Human beings cannot, of course, wholly transcend human nature; something subjective, if only the interest that determines the direction of our attention, must remain in all our thought. But scientific philosophy comes nearer to objectivity than any other human pursuit, and gives us, therefore, the closest constant and the most intimate relation with the outer world that it is possible to achieve. To the primitive mind, everything is either friendly or hostile; but experience has shown that friendliness and hostility are not the conceptions by which the world is to be understood. Scientific philosophy thus represents, though as yet only in a nascent condition, a higher form of thought than any pre-scientific belief or imagination, and, like every approach to self-transcendence, it brings with it a rich reward in increase of scope and breadth and comprehension. Evolutionism, in spite of its appeals to particular scientific facts, fails to be a truly scientific philosophy because of its slavery to time, its ethical preoccupations, and its predominant interest in our mundane concerns and destiny. A truly scientific philosophy will be more humble, more piecemeal, more arduous, offering less glitter of outward mirage to flatter fallacious hopes, but more indifferent to fate, and more capable of accepting the world without the tyrannous imposition of our human and temporary demands.


FOOTNOTES:

[1] All the above quotations are from Burnet's Early Greek Philosophy, (2nd ed., 1908), pp. 146-156.

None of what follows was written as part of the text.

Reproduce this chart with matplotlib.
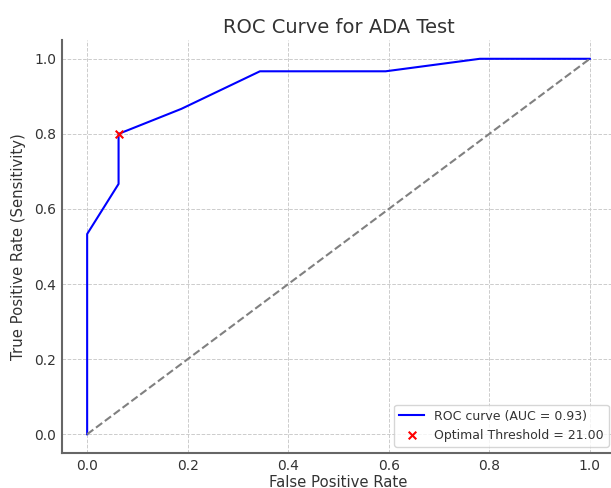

[2] Republic, 514, translated by Davies and Vaughan.

[3] This section, and also one or two pages in later sections, have been printed in a course of Lowell lectures On our knowledge of the external world, published by the Open Court Publishing Company. But I have left them here, as this is the context for which they were originally written.

[4] Introduction to Metaphysics, p. 1.

[5] Whinfield's translation of the Masnavi (Trübner, 1887), p. 34.

[6] Ethics, Bk. IV, Prop. LXII.

[7] Ib., Pt. IV, Df. I.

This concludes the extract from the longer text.